Big names have starred in the French adventure, from Gene Kelly in 1948 to Oliver Reed in 1973 to Charlie Sheen 20 years later. But the only film that came close to being seen en masse was the 1993 Disney version starring Sheen, Kiefer Sutherland and Chris O'Donnell. The movie mustered $54 million -- not bad back then -- but it also came with a then-hefty price tag of $30 million.

And critics had a field day.

"For a moment," Entertainment Weekly quipped about one of the swashbucklers, "the poor boy looks like he wouldn't even know where to find his own sword."
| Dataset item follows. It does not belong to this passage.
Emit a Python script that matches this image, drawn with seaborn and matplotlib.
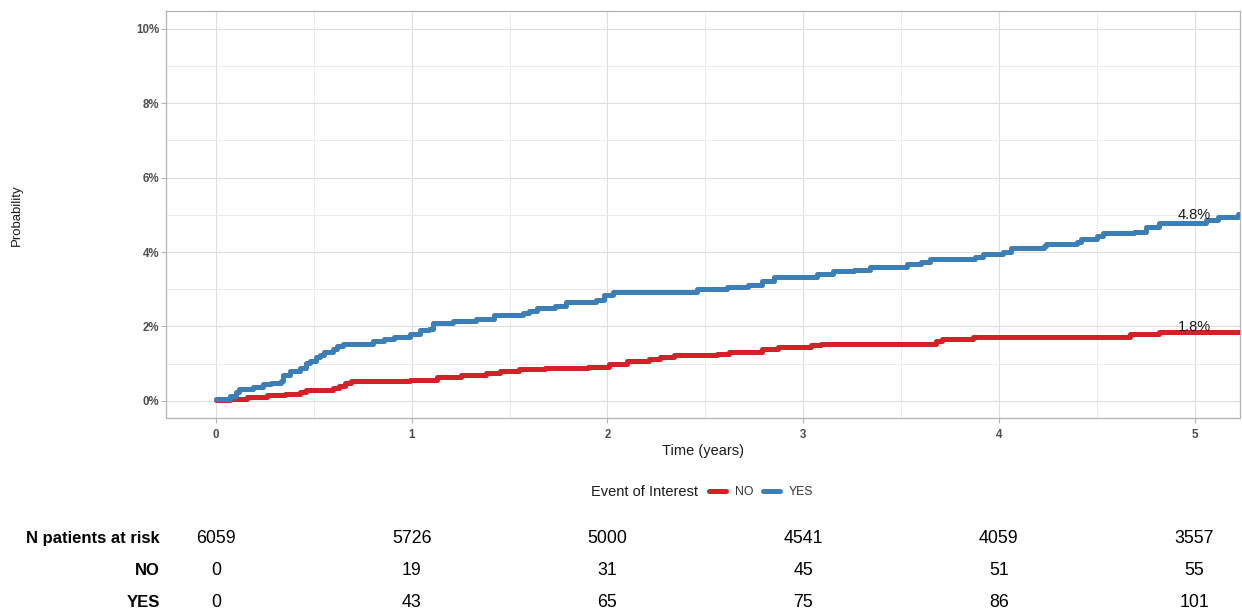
import numpy as np
import pandas as pd
import matplotlib
matplotlib.use("Agg")
import matplotlib.pyplot as plt
import matplotlib.transforms as mtransforms
from matplotlib.lines import Line2D
from matplotlib.ticker import FuncFormatter, MultipleLocator
import seaborn as sns

# ---------------- data ----------------
yes_time = [0.00, 0.07, 0.10, 0.12, 0.19, 0.24, 0.28, 0.33, 0.34, 0.38, 0.43, 0.46,
            0.48, 0.51, 0.53, 0.55, 0.60, 0.62, 0.65, 0.80, 0.86, 0.91, 0.99, 1.04,
            1.09, 1.11, 1.21, 1.33, 1.42, 1.57, 1.60, 1.64, 1.73, 1.79, 1.94, 1.98,
            2.03, 2.32, 2.46, 2.61, 2.72, 2.79, 2.85, 3.07, 3.15, 3.26, 3.34, 3.53,
            3.60, 3.65, 3.88, 3.92, 4.02, 4.06, 4.23, 4.24, 4.40, 4.42, 4.50, 4.53,
            4.69, 4.75, 4.82, 5.06, 5.12, 5.22, 5.25]
yes_prob = [0.05, 0.14, 0.23, 0.32, 0.36, 0.45, 0.49, 0.54, 0.70, 0.79, 0.89, 1.01,
            1.08, 1.17, 1.24, 1.31, 1.40, 1.47, 1.54, 1.60, 1.66, 1.72, 1.81, 1.90,
            1.94, 2.10, 2.15, 2.21, 2.30, 2.35, 2.42, 2.49, 2.56, 2.65, 2.70, 2.85,
            2.92, 2.94, 3.00, 3.05, 3.12, 3.21, 3.32, 3.41, 3.48, 3.53, 3.59, 3.68,
            3.74, 3.81, 3.86, 3.95, 3.99, 4.10, 4.15, 4.22, 4.26, 4.35, 4.42, 4.51,
            4.55, 4.67, 4.79, 4.85, 4.94, 5.02, 5.02]

no_time = [0.00, 0.07, 0.16, 0.26, 0.35, 0.43, 0.46, 0.60, 0.63, 0.66, 0.69, 0.99,
           1.13, 1.25, 1.38, 1.45, 1.55, 1.68, 1.90, 2.01, 2.10, 2.21, 2.27, 2.34,
           2.56, 2.62, 2.79, 2.87, 3.04, 3.09, 3.58, 3.68, 3.71, 3.87, 4.24, 4.67,
           4.82, 5.25]
no_prob = [0.02, 0.05, 0.11, 0.15, 0.19, 0.23, 0.29, 0.34, 0.41, 0.47, 0.54, 0.56,
           0.63, 0.70, 0.76, 0.81, 0.86, 0.89, 0.92, 1.00, 1.06, 1.13, 1.19, 1.22,
           1.27, 1.31, 1.40, 1.45, 1.49, 1.52, 1.54, 1.60, 1.66, 1.71, 1.73, 1.79,
           1.85, 1.87]

groups = ["NO", "YES"]
end_label_x = 5.0
end_labels = ["1.8%", "4.8%"]
end_label_y = [1.8, 4.8]

risk_times = [0, 1, 2, 3, 4, 5]
risk_row_labels = ["N patients at risk", "NO", "YES"]
n_at_risk = [6059, 5726, 5000, 4541, 4059, 3557]
events_no = [0, 19, 31, 45, 51, 55]
events_yes = [0, 43, 65, 75, 86, 101]

colors = {"NO": "#D42027", "YES": "#3C7FB6"}

df = pd.concat([
    pd.DataFrame({"time": no_time, "prob": np.array(no_prob) / 100, "group": "NO"}),
    pd.DataFrame({"time": yes_time, "prob": np.array(yes_prob) / 100, "group": "YES"}),
], ignore_index=True)

# ---------------- figure ----------------
sns.set_theme(style="white")
plt.rcParams["font.family"] = ["Liberation Sans", "DejaVu Sans"]

W, H = 1242, 615
fig = plt.figure(figsize=(W / 100, H / 100), dpi=100)

def fx(px):
    return px / W

def fy(py):
    return 1 - py / H

ax = fig.add_axes([fx(166), fy(418), fx(1240) - fx(166), fy(11) - fy(418)])

sns.lineplot(data=df, x="time", y="prob", hue="group", hue_order=groups,
             palette=colors, estimator=None, sort=True, drawstyle="steps-post",
             linewidth=3.6, legend=False, ax=ax, zorder=3)

ax.set_xlim(-0.2555, 5.232)
ax.set_ylim(-0.0046, 0.1048)
ax.xaxis.set_major_locator(MultipleLocator(1))
ax.xaxis.set_minor_locator(MultipleLocator(0.5))
ax.yaxis.set_major_locator(MultipleLocator(0.02))
ax.yaxis.set_minor_locator(MultipleLocator(0.01))
ax.yaxis.set_major_formatter(FuncFormatter(lambda v, p: f"{v*100:.0f}%"))
ax.xaxis.set_major_formatter(FuncFormatter(lambda v, p: f"{v:.0f}"))

ax.grid(True, which="major", color="#DEDEDE", linewidth=0.8)
ax.grid(True, which="minor", color="#E8E8E8", linewidth=0.6)
ax.set_axisbelow(True)
for s in ax.spines.values():
    s.set_color("#B3B3B3")
    s.set_linewidth(0.9)
ax.tick_params(axis="y", which="major", length=3.6, width=0.8, color="#B3B3B3",
               labelsize=8.3, labelcolor="#4D4D4D", pad=1.5, left=True)
ax.tick_params(axis="x", which="major", length=3.6, width=0.8, color="#B3B3B3",
               labelsize=8.3, labelcolor="#4D4D4D", pad=4.5, bottom=True)
ax.tick_params(axis="both", which="minor", length=0)
for lab in ax.get_xticklabels() + ax.get_yticklabels():
    lab.set_fontweight("bold")

ax.set_xlabel("Time (years)", fontsize=10.5, color="#1A1A1A", labelpad=2)
ax.set_ylabel("")
fig.text(fx(17), fy(215), "Probability", rotation=90, ha="center", va="center",
         fontsize=9.5, color="#1A1A1A")

for lab, yv in zip(end_labels, end_label_y):
    ax.text(end_label_x, yv / 100, lab, ha="center", va="bottom", fontsize=10.5,
            color="#1A1A1A", zorder=4)

# legend
fig.text(fx(591), fy(492), "Event of Interest", ha="left", va="center",
         fontsize=10.5, color="#1A1A1A")
handles = [Line2D([], [], color=colors[g], linewidth=3.6) for g in groups]
fig.legend(handles, groups, loc="center left", bbox_to_anchor=(fx(703), fy(492)),
           ncol=2, frameon=False, fontsize=8.8, handlelength=1.35, handletextpad=0.75,
           columnspacing=0.8, borderpad=0, labelcolor="#333333")

# risk table
tab = fig.add_axes([fx(166), 0, fx(1240) - fx(166), fy(521)])
tab.set_xlim(ax.get_xlim())
tab.set_ylim(2.44, -0.5)
tab.axis("off")
trans = mtransforms.blended_transform_factory(fig.transFigure, tab.transData)
rows = [n_at_risk, events_no, events_yes]
for r, (lab, vals) in enumerate(zip(risk_row_labels, rows)):
    tab.text(fx(160), r, lab, transform=trans, ha="right", va="center_baseline",
             fontsize=12, fontweight="bold", color="black")
    for t, v in zip(risk_times, vals):
        tab.text(t, r, str(v), ha="center", va="center_baseline", fontsize=12.8,
                 color="black")

fig.savefig("out.png", dpi=100, facecolor="white")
Now: If Sherlock Holmes can be updated, why not D'Artagnan and his blade brothers? Anderson says he was a huge fan of the 1973 film by Richard Lester, but there wasn't a relevant swashbuckler story for today's kids.

"Every generation should get its own Three Musketeers," he says. "'All for one, one for all' is a timeless message."

The 2009 version of Sherlock Holmes, by Guy Ritchie, "was genius. It showed what you can do when you tell a story with a modern sheen but with timeless themes." At the heart of Musketeers, Anderson says, is a narrative whose "core values are exciting: romance, friendship, loyalty. Those themes never go out of style."